Question: What do you wish was different about the book(s)?

I love them, and yet, I know that if I had a big budget, the publicity and the editing could be so much more. I wish I could give them the kind of launch into the world that the big publishers can.


Question: What are the author's favorite books?

I love so many books! There are several I have carried with me forever, that I reread and have become part of me, I love Mere Mortals, by Neil Ravin, Ghost Bot by Iain Lawrence, Watership Down, the Once and future King, Ender's Game, all Harry Potter Books, Trixie Belden Mysteries, Books by Kris Radish, Jim Butcher, Jodi Picoult, Tamora Pierce, Timothy Zahn - All The Thomas Covenant books, clan of the cave bear. I can't stop. Can we just say, Book addict?


Question: What advice do you have for someone who would like to become a published writer?

Nowadays? Just do it. Everyone has a story worth telling, and it will be meaningful to some other people in this world. But when you put yourself into it, make it the best you can. Don't do it halfway and then say, "Hey! I'm a writer." Tell the story only you can tell.

12. If you could have dinner with one person, dead or alive, who would it be and why?

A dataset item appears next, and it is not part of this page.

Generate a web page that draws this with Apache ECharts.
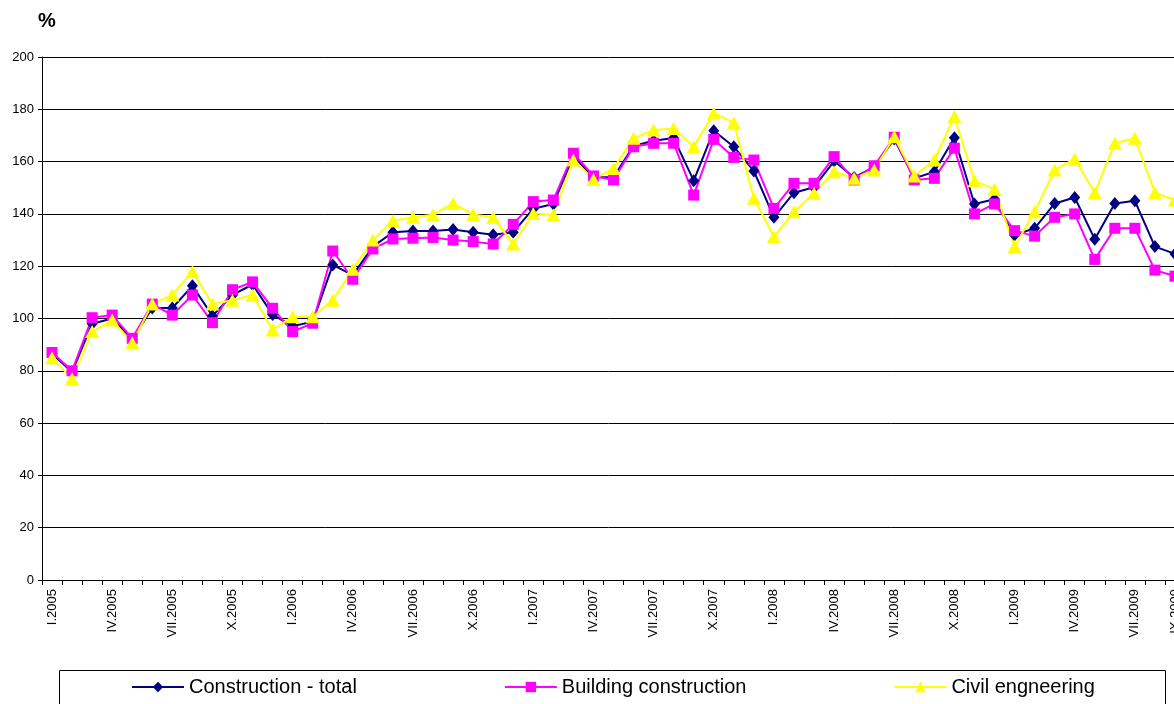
<!DOCTYPE html>
<html>
<head>
<meta charset="utf-8">
<script src="https://cdn.jsdelivr.net/npm/echarts@6/dist/echarts.min.js"></script>
<style>
html,body{margin:0;padding:0;background:#fff;}
#chart{width:1174px;height:704px;}
</style>
</head>
<body>
<div id="chart"></div>
<script>
var roman = ['I','II','III','IV','V','VI','VII','VIII','IX','X','XI','XII'];
var years = [2005, 2006, 2007, 2008, 2009];
var lastMonth = 'IX.2009';
var months = [];
years.forEach(function (y) {
  roman.forEach(function (r) {
    if (months.indexOf(lastMonth) === -1) months.push(r + '.' + y);
  });
});
var shownMonths = ['I', 'IV', 'VII', 'X'];

var total = [86.5, 79.5, 98, 100, 92, 104, 104, 112.5, 101, 109, 113, 101.5, 97, 98.8, 120.5, 116.6, 127.5, 133, 133.5, 133.5, 134, 133, 132, 133, 142, 143.8, 162, 154, 154, 166, 168, 169, 152.7, 171.8, 165.7, 156.4, 138.7, 148.1, 150.2, 160.2, 153.9, 158, 168.6, 153.6, 156.1, 169.1, 143.8, 145.6, 131.9, 134.5, 144, 146.3, 130.3, 144, 145, 127.5, 124.7];
var building = [87, 80, 100.3, 101.3, 92.4, 105.5, 101.3, 109, 98.4, 111, 114, 103.9, 95, 98.2, 125.8, 115, 126.6, 130.4, 130.7, 131, 130, 129.4, 128.5, 136, 144.7, 145.3, 163.2, 154.5, 153, 165.7, 167, 167, 147.2, 168.5, 161.6, 160.6, 142.1, 151.7, 151.7, 161.9, 153, 158.4, 169.3, 153, 153.6, 165.1, 140, 143.8, 133.6, 131.5, 138.7, 140, 122.6, 134.5, 134.5, 118.5, 116.2];
var civil = [85, 77, 95, 99.4, 90.7, 105.5, 109, 118, 105.5, 107, 109, 95.6, 100.7, 100.7, 107, 118.8, 130, 137.4, 138.7, 139.7, 144, 139.8, 138.7, 128.5, 140.2, 139.6, 160.6, 153.2, 157.4, 168.9, 172.1, 172.7, 165.7, 178.5, 174.9, 146, 131.3, 140.8, 147.9, 156.1, 153.6, 156.8, 169.5, 154.5, 160.6, 177.2, 152.7, 149.4, 127.5, 140.8, 156.8, 161, 148.1, 167, 168.9, 148.1, 145.3];
var seriesNames = ['Construction - total', 'Building construction', 'Civil engneering'];

var FONT = '"Liberation Sans", Arial, sans-serif';
var chart = echarts.init(document.getElementById('chart'), null, {renderer: 'canvas'});
chart.setOption({
  animation: false,
  backgroundColor: '#fff',
  textStyle: {fontFamily: FONT},
  grid: {left: 42, top: 57, height: 523, width: 1143, containLabel: false, outerBoundsMode: 'none'},
  graphic: [
    {type: 'text', left: 38, top: 11, style: {text: '%', font: 'bold 20px ' + FONT, fill: '#000'}},
    {type: 'rect', left: 57, top: 668, shape: {width: 1106, height: 60}, style: {fill: 'none', stroke: '#000', lineWidth: 1}}
  ],
  legend: {
    left: 131, top: 677, padding: 0, itemGap: 147, itemWidth: 52, itemHeight: 13,
    textStyle: {fontSize: 20, color: '#000', fontFamily: FONT, lineHeight: 20},
    data: seriesNames
  },
  xAxis: {
    type: 'category', data: months, boundaryGap: true,
    axisLine: {lineStyle: {color: '#000', width: 1}},
    axisTick: {show: true, interval: 0, length: 5, lineStyle: {color: '#000'}},
    axisLabel: {
      interval: 0, rotate: 90, margin: 9, fontSize: 13, color: '#000', fontFamily: FONT,
      hideOverlap: false,
      formatter: function (v) {
        var m = v.split('.')[0];
        return (shownMonths.indexOf(m) !== -1 || v === lastMonth) ? v : '';
      }
    },
    splitLine: {show: false}
  },
  yAxis: {
    type: 'value', min: 0, max: 200, interval: 20,
    axisLine: {show: true, lineStyle: {color: '#000', width: 1}},
    axisTick: {show: true, length: 4, lineStyle: {color: '#000'}},
    axisLabel: {fontSize: 13, color: '#000', margin: 8, fontFamily: FONT},
    splitLine: {show: true, lineStyle: {color: '#000', width: 1}}
  },
  series: [
    {name: seriesNames[0], type: 'line', data: total, symbol: 'diamond', symbolSize: [11, 13], showAllSymbol: true,
     itemStyle: {color: '#000080'}, lineStyle: {color: '#000080', width: 2}},
    {name: seriesNames[1], type: 'line', data: building, symbol: 'rect', symbolSize: 11, showAllSymbol: true,
     itemStyle: {color: '#FF00FF'}, lineStyle: {color: '#FF00FF', width: 2}},
    {name: seriesNames[2], type: 'line', data: civil, symbol: 'triangle', symbolSize: [14, 13], showAllSymbol: true,
     itemStyle: {color: '#FFFF00'}, lineStyle: {color: '#FFFF00', width: 2}}
  ]
});
</script>
</body>
</html>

My Dad. He died young, and I'd love to tell him about my life now. The writing, yes, of course, but even more, my babies are young men now and he would be so proud of them.
 
Thanks for sticking in until the end. Being the author has no idea she is the focus of this months Behind the Novel and they always accompany a swag pack of goodies or books sometime both for our followers. I'm still going to host one out of my pocket. Who know with any luck the author may notice and jump in. Good Luck to everyone and thanks to author Dixie Dawn Miller Goode and my mom!